COW: il punto di vista della mucca
Il docufilm “Cow” di Andrea Arnold (disponibile su MUBI) mi ha spiazzata. Mi aspettavo un racconto sulla vita delle mucche in un allevamento. E sapevo che non sarebbe stato qualcosa di idilliaco: gli animalisti ogni giorno ci raccontano come stanno male gli animali negli allevamenti intensivi. Ma non mi aspettavo una narrazione tutta dal punto di vista della mucca. Perché è questo che fa la regista: ci racconta la vita della bovina n.29 attraverso i suoi occhi.
“Cow” è ambientato in Inghilterra. La frisona n.29 partorisce un vitellino: è una madre contenta, che si prende cura del cucciolo. Poi il piccolo viene allontanato. Gli allevatori fanno il loro lavoro di routine – non possono certo commuoversi per ogni animale, altrimenti dovrebbero fare un altro mestiere – senza particolare cattiveria. Ma la crudeltà è nell’atto: la mucca cerca disperata il suo piccolo, muggisce, finché si rassegna. Sembra quasi di leggere la tristezza nel suo sguardo. Sia chiaro, non c’è l’interno di antropomorfizzare l’animale: semplicemente, anche la mucca ha dei sentimenti. La sua vita al chiuso riprende e dopo la monta del toro rimane di nuovo incinta. Sono le leggi dell’allevamento: una mucca è una macchina da latte…
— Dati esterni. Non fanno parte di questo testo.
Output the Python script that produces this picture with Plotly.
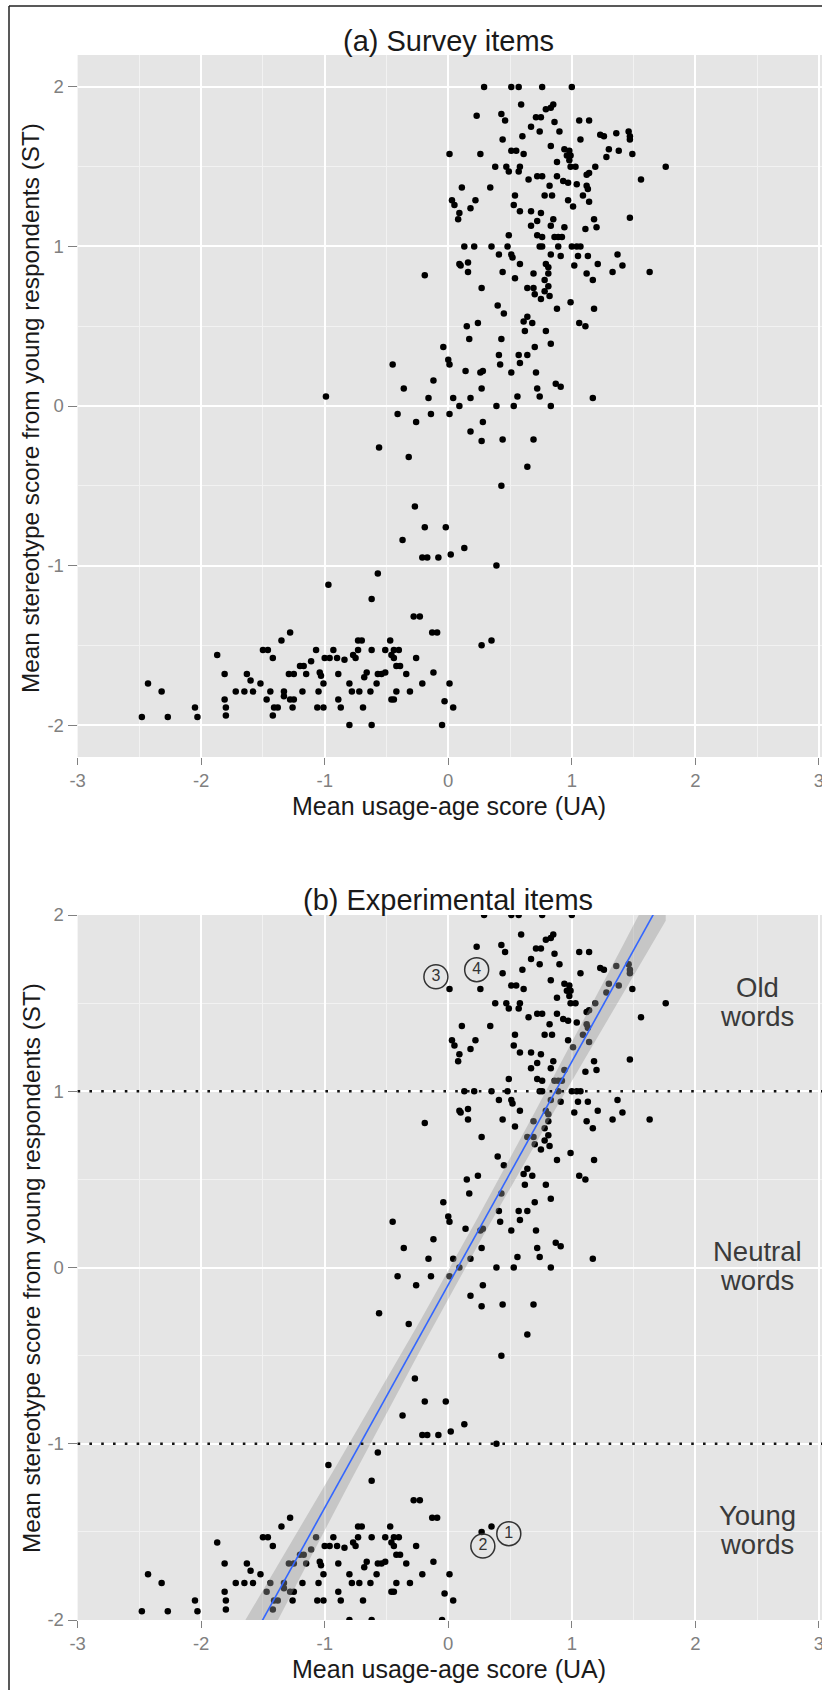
import numpy as np
import plotly.graph_objects as go

# ---------------- data ----------------
ua = [
    0.29, 0.51, 0.57, 0.76, 1.00, 0.59, 0.79, 0.83, 0.85, 0.23,
    0.43, 0.46, 0.71, 0.75, 0.86, 1.06, 1.14, 0.67, 0.74, 0.90,
    0.60, 0.44, 1.07, 1.23, 1.26, 1.36, 1.46, 1.47, 1.47, 0.83,
    0.94, 0.98, 0.96, 0.99, 0.98, 1.30, 1.28, 1.38, 1.49, 0.01,
    0.26, 0.51, 0.55, 0.61, 0.88, 0.38, 0.47, 0.49, 0.58, 0.57,
    0.99, 1.03, 1.19, 1.76, 1.12, 1.14, 0.72, 0.76, 0.65, 0.88,
    0.93, 0.97, 1.04, 1.56, 1.12, 1.13, 0.11, 0.34, 0.82, 0.78,
    0.84, 0.54, 1.09, 0.22, 0.03, 0.05, 0.09, 0.08, 0.18, 0.53,
    0.97, 1.01, 1.14, 0.58, 0.67, 0.75, 0.72, 0.85, 0.67, 0.83,
    0.94, 1.18, 1.20, 1.11, 1.47, 0.49, 0.72, 0.76, 0.86, 0.89,
    0.92, 0.13, 0.21, 0.35, 0.48, 0.74, 0.76, 0.89, 1.00, 1.04,
    1.07,
    0.41, 0.51, 0.52, 0.83, 0.91, 1.05, 1.13, 1.37, 0.09, 0.10,
    0.16, 0.16, 0.58, 0.79, 0.81, 1.02, 1.21, 1.41, 1.33, 1.63,
    0.44, 0.69, 0.81, 1.12, -0.19, 0.54, 1.17, 0.78, 0.81, 0.64,
    0.69, 0.27, 0.78, 0.70, 0.82, 0.75, 0.99, 0.40, 0.88, 1.18,
    0.45, 0.64, 0.61, 0.68, 0.62, 1.06, 1.11, 0.24, 0.15, 0.79,
    0.17, 0.43, 0.83, 0.70, -0.04, 0.41, 0.57, 0.64, 0.00, 0.01,
    0.58, 0.42, -0.45, 0.14, 0.26, 0.28, 0.51, 0.71, -0.12, 0.87,
    0.91, -0.36, 0.27, 0.72, 0.74, 0.56, -0.16, 0.04, 0.18, 1.17,
    0.09, 0.39, 0.53, 0.83, -0.41, -0.14, 0.01, -0.26, 0.28,
    0.18, 0.27, 0.44, 0.69, -0.56, -0.32, 0.64, 0.43, -0.27, -0.19,
    -0.02, -0.37, 0.13, 0.02, -0.21, -0.17, -0.08, 0.39, -0.57,
    -0.97, -0.62, -0.28, -0.23, -0.13, -0.09, 0.27, 0.35, -1.28, -1.35,
    -0.73, -0.70, -0.47, -1.87, -1.50, -1.46, -1.42, -1.07, -0.93, -0.73,
    -0.62, -0.51, -0.44, -0.40, -0.46, -0.44, -0.77, -0.75, -1.11, -1.00,
    -0.96, -0.90, -0.84, -1.20, -1.17, -0.42, -0.39, -0.26, -1.81, -1.63,
    -1.60, -1.52, -1.29, -1.25, -1.15, -1.04, -1.03, -0.89, -0.68, -0.66,
    -0.57, -0.54, -0.51, -0.34, -0.12, -1.01, -0.80, -0.58, -0.21, 0.01,
    -2.43, -2.32, -1.72, -1.65, -1.58, -1.44, -1.33, -1.18, -1.05, -0.78,
    -0.72, -0.63, -0.42, -0.31, -0.46, -0.44, -1.47, -1.33, -1.28, -1.25,
    -0.89, -0.03, -1.81, -1.80, -2.05, -1.41, -1.38, -1.26, -1.06, -1.01,
    -0.87, -0.69, 0.04, -2.48, -2.27, -2.03, -1.80, -1.42, -0.80, -0.62,
    -0.05,
]
st = [
    2.00, 2.00, 2.00, 2.00, 2.00, 1.89, 1.86, 1.87, 1.89, 1.82,
    1.83, 1.79, 1.81, 1.81, 1.78, 1.79, 1.79, 1.75, 1.72, 1.72,
    1.69, 1.67, 1.67, 1.70, 1.69, 1.71, 1.72, 1.69, 1.67, 1.63,
    1.61, 1.60, 1.57, 1.57, 1.54, 1.61, 1.56, 1.60, 1.58, 1.58,
    1.58, 1.60, 1.60, 1.58, 1.53, 1.50, 1.50, 1.47, 1.50, 1.47,
    1.50, 1.50, 1.50, 1.50, 1.45, 1.46, 1.44, 1.44, 1.42, 1.44,
    1.41, 1.40, 1.39, 1.42, 1.38, 1.36, 1.37, 1.37, 1.38, 1.32,
    1.32, 1.32, 1.32, 1.29, 1.29, 1.26, 1.21, 1.17, 1.24, 1.26,
    1.29, 1.25, 1.28, 1.22, 1.22, 1.21, 1.16, 1.17, 1.13, 1.13,
    1.12, 1.17, 1.12, 1.11, 1.18, 1.07, 1.07, 1.06, 1.06, 1.06,
    1.06, 1.00, 1.00, 1.00, 1.00, 1.00, 1.00, 1.00, 1.00, 1.00,
    1.00,
    0.95, 0.95, 0.93, 0.95, 0.94, 0.94, 0.94, 0.95, 0.89, 0.88,
    0.90, 0.84, 0.89, 0.89, 0.87, 0.88, 0.89, 0.88, 0.84, 0.84,
    0.84, 0.83, 0.83, 0.83, 0.82, 0.80, 0.79, 0.79, 0.75, 0.74,
    0.74, 0.74, 0.72, 0.70, 0.69, 0.67, 0.65, 0.63, 0.61, 0.61,
    0.58, 0.56, 0.53, 0.52, 0.47, 0.52, 0.50, 0.52, 0.50, 0.47,
    0.42, 0.42, 0.39, 0.37, 0.37, 0.32, 0.32, 0.32, 0.29, 0.26,
    0.27, 0.26, 0.26, 0.22, 0.21, 0.22, 0.21, 0.21, 0.16, 0.14,
    0.12, 0.11, 0.11, 0.11, 0.06, 0.06, 0.05, 0.05, 0.05, 0.05,
    0.00, 0.00, 0.00, 0.00, -0.05, -0.05, -0.05, -0.10, -0.10,
    -0.16, -0.22, -0.21, -0.21, -0.26, -0.32, -0.38, -0.50, -0.63, -0.76,
    -0.76, -0.84, -0.89, -0.93, -0.95, -0.95, -0.95, -1.00, -1.05,
    -1.12, -1.21, -1.32, -1.32, -1.42, -1.42, -1.50, -1.47, -1.42, -1.47,
    -1.47, -1.47, -1.47, -1.56, -1.53, -1.53, -1.58, -1.53, -1.53, -1.53,
    -1.53, -1.53, -1.53, -1.53, -1.56, -1.58, -1.56, -1.58, -1.60, -1.58,
    -1.58, -1.58, -1.59, -1.63, -1.63, -1.63, -1.63, -1.58, -1.68, -1.68,
    -1.72, -1.74, -1.68, -1.68, -1.68, -1.67, -1.69, -1.68, -1.70, -1.67,
    -1.68, -1.68, -1.67, -1.68, -1.67, -1.74, -1.74, -1.74, -1.74, -1.74,
    -1.74, -1.79, -1.79, -1.79, -1.79, -1.79, -1.79, -1.79, -1.79, -1.79,
    -1.79, -1.79, -1.79, -1.79, -1.84, -1.84, -1.84, -1.82, -1.84, -1.84,
    -1.84, -1.85, -1.84, -1.89, -1.89, -1.89, -1.89, -1.89, -1.89, -1.89,
    -1.89, -1.89, -1.89, -1.95, -1.95, -1.95, -1.94, -1.94, -2.00, -2.00,
    -2.00,
]
# item shown only in the survey panel
survey_only_ua = [-0.99]
survey_only_st = [0.06]

x_tick_vals = [-3, -2, -1, 0, 1, 2, 3]
x_tick_text = ["-3", "-2", "-1", "0", "1", "2", "3"]
y_tick_vals = [-2, -1, 0, 1, 2]
y_tick_text = ["-2", "-1", "0", "1", "2"]

thresholds = [1, -1]
region_ua = [2.5, 2.5, 2.5]
region_st = [1.5, 0.0, -1.5]
region_line1 = ["Old", "Neutral", "Young"]
region_line2 = ["words", "words", "words"]

marked_ua = [0.49, 0.28, -0.10, 0.23]
marked_st = [-1.51, -1.58, 1.65, 1.69]
marked_text = ["1", "2", "3", "4"]

titles = ["(a) Survey items", "(b) Experimental items"]
x_title = "Mean usage-age score (UA)"
y_title = "Mean stereotype score from young respondents (ST)"

# ---------------- geometry ----------------
W, H = 822, 1690
FONT = "Liberation Sans, Arial, Helvetica, sans-serif"


def fx(px):
    return px / W


def fy(px):
    return 1 - px / H


fig = go.Figure()

# panel (a) points
fig.add_trace(go.Scatter(
    x=ua + survey_only_ua, y=st + survey_only_st, mode="markers",
    marker=dict(size=6.5, color="black"), xaxis="x", yaxis="y",
    showlegend=False, hoverinfo="skip"))

# panel (b) points
fig.add_trace(go.Scatter(
    x=ua, y=st, mode="markers",
    marker=dict(size=6.5, color="black"), xaxis="x2", yaxis="y2",
    showlegend=False, hoverinfo="skip"))

# linear fit with 95% confidence band (like geom_smooth(method="lm"))
xa = np.array(ua)
ya = np.array(st)
n = len(xa)
slope, intercept = np.polyfit(xa, ya, 1)
xs = np.linspace(xa.min(), xa.max(), 100)
yhat = intercept + slope * xs
resid = ya - (intercept + slope * xa)
s = np.sqrt(np.sum(resid ** 2) / (n - 2))
sxx = np.sum((xa - xa.mean()) ** 2)
se = s * np.sqrt(1.0 / n + (xs - xa.mean()) ** 2 / sxx)
tq = 1.9675
fig.add_trace(go.Scatter(
    x=np.concatenate([xs, xs[::-1]]),
    y=np.concatenate([yhat + tq * se, (yhat - tq * se)[::-1]]),
    fill="toself", fillcolor="rgba(153,153,153,0.4)", line=dict(width=0),
    mode="lines", xaxis="x2", yaxis="y2", showlegend=False, hoverinfo="skip"))
fig.add_trace(go.Scatter(
    x=xs, y=yhat, mode="lines", line=dict(color="#3366FF", width=1.6),
    xaxis="x2", yaxis="y2", showlegend=False, hoverinfo="skip"))

# circled item numbers
fig.add_trace(go.Scatter(
    x=marked_ua, y=marked_st, mode="markers+text", text=marked_text,
    textposition="middle center",
    textfont=dict(family=FONT, size=16, color="#333333"),
    marker=dict(symbol="circle-open", size=24, color="#333333",
                line=dict(width=1.5)),
    xaxis="x2", yaxis="y2", showlegend=False, hoverinfo="skip"))

xdom = [fx(77.6), 1.0]
xrange = [-3, 3.025]

common_x = dict(
    domain=xdom, range=xrange, tickmode="array", tickvals=x_tick_vals,
    ticktext=x_tick_text, ticks="outside", ticklen=7, tickwidth=1.4,
    tickcolor="#808080", tickfont=dict(family=FONT, size=18.5, color="#808080"),
    ticklabeloverflow="allow",
    showgrid=True, gridcolor="white", gridwidth=2, zeroline=False,
    showline=False, automargin=False, fixedrange=True,
    minor=dict(tickmode="array", tickvals=[-2.5, -1.5, -0.5, 0.5, 1.5, 2.5],
               showgrid=True, gridcolor="#F2F2F2", gridwidth=1, ticks=""),
)
common_y = dict(
    tickmode="array", tickvals=y_tick_vals, ticktext=y_tick_text,
    ticks="outside", ticklen=9, tickwidth=1.4, tickcolor="#808080",
    tickfont=dict(family=FONT, size=18.5, color="#808080"),
    showgrid=True, gridcolor="white", gridwidth=2, zeroline=False,
    showline=False, automargin=False, fixedrange=True,
    minor=dict(tickmode="array", tickvals=[-1.5, -0.5, 0.5, 1.5],
               showgrid=True, gridcolor="#F2F2F2", gridwidth=1, ticks=""),
)

fig.update_layout(
    width=W, height=H, margin=dict(l=0, r=0, t=0, b=0),
    template="none", paper_bgcolor="white", plot_bgcolor="#E5E5E5",
    showlegend=False,
    xaxis=dict(common_x, anchor="y"),
    yaxis=dict(common_y, domain=[fy(757), fy(55)], range=[-2.2, 2.2], anchor="x"),
    xaxis2=dict(common_x, anchor="y2"),
    yaxis2=dict(common_y, domain=[fy(1620), fy(915)], range=[-2, 2], anchor="x2"),
)

shapes = []
for thr in thresholds:
    shapes.append(dict(type="line", xref="x2 domain", yref="y2", x0=0, x1=1,
                       y0=thr, y1=thr,
                       line=dict(color="#111111", width=2.6, dash="2.6px,9.2px")))
# outer frame (top and left edges)
shapes.append(dict(type="line", xref="paper", yref="paper", x0=fx(9), x1=1,
                   y0=fy(6), y1=fy(6), line=dict(color="#222222", width=1.5)))
shapes.append(dict(type="line", xref="paper", yref="paper", x0=fx(9), x1=fx(9),
                   y0=0, y1=fy(6), line=dict(color="#222222", width=1.5)))
fig.update_layout(shapes=shapes)

ann = []
for t, ycen in zip(titles, [41, 900]):
    ann.append(dict(text=t, xref="paper", yref="paper", x=fx(448), y=fy(ycen),
                    xanchor="center", yanchor="middle", showarrow=False,
                    font=dict(family=FONT, size=29, color="#1a1a1a")))
for ycen in [806, 1669]:
    ann.append(dict(text=x_title, xref="paper", yref="paper", x=fx(449), y=fy(ycen),
                    xanchor="center", yanchor="middle", showarrow=False,
                    font=dict(family=FONT, size=25, color="#1a1a1a")))
for ycen in [408, 1268]:
    ann.append(dict(text=y_title, xref="paper", yref="paper", x=fx(31), y=fy(ycen),
                    xanchor="center", yanchor="middle", showarrow=False,
                    textangle=-90,
                    font=dict(family=FONT, size=24.3, color="#1a1a1a")))
for xv, yv, l1, l2 in zip(region_ua, region_st, region_line1, region_line2):
    ann.append(dict(text=l1, xref="x2", yref="y2", x=xv, y=yv, yshift=16,
                    xanchor="center", yanchor="middle", showarrow=False,
                    font=dict(family=FONT, size=27.5, color="#3a3a3a")))
    ann.append(dict(text=l2, xref="x2", yref="y2", x=xv, y=yv, yshift=-13,
                    xanchor="center", yanchor="middle", showarrow=False,
                    font=dict(family=FONT, size=27.5, color="#3a3a3a")))
fig.update_layout(annotations=ann)

fig.write_html("out.html")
Se provate un briciolo di empatia per gli animali, “Cow” vi farà stare male. Perché non racconta cosa fanno i “cattivi” allevatori – e si sa, i cattivi sono crudeli – ma ci parla di un allevamento normale, “mucca-friendly”, perché la vita estiva all’aperto è meravigliosa. Eppure n.29 è un animale triste, sfruttato come uno schiavo finché serve. La domanda sorge spontanea: si potrebbe fare meglio? (e questo vale per galline, suini, ecc.). Evidentemente le logiche del profitto non lo consentono. Un allevatore “gentile” con poche mucche deve comunque fare scelte “crudeli”, altrimenti non campa. Ecco, dopo aver visto questo docufilm quasi quasi mi viene voglia di essere vegana. Chapeau ad Andrea Arnold per le emozioni e le riflessioni che “Cow” riesce a indurre.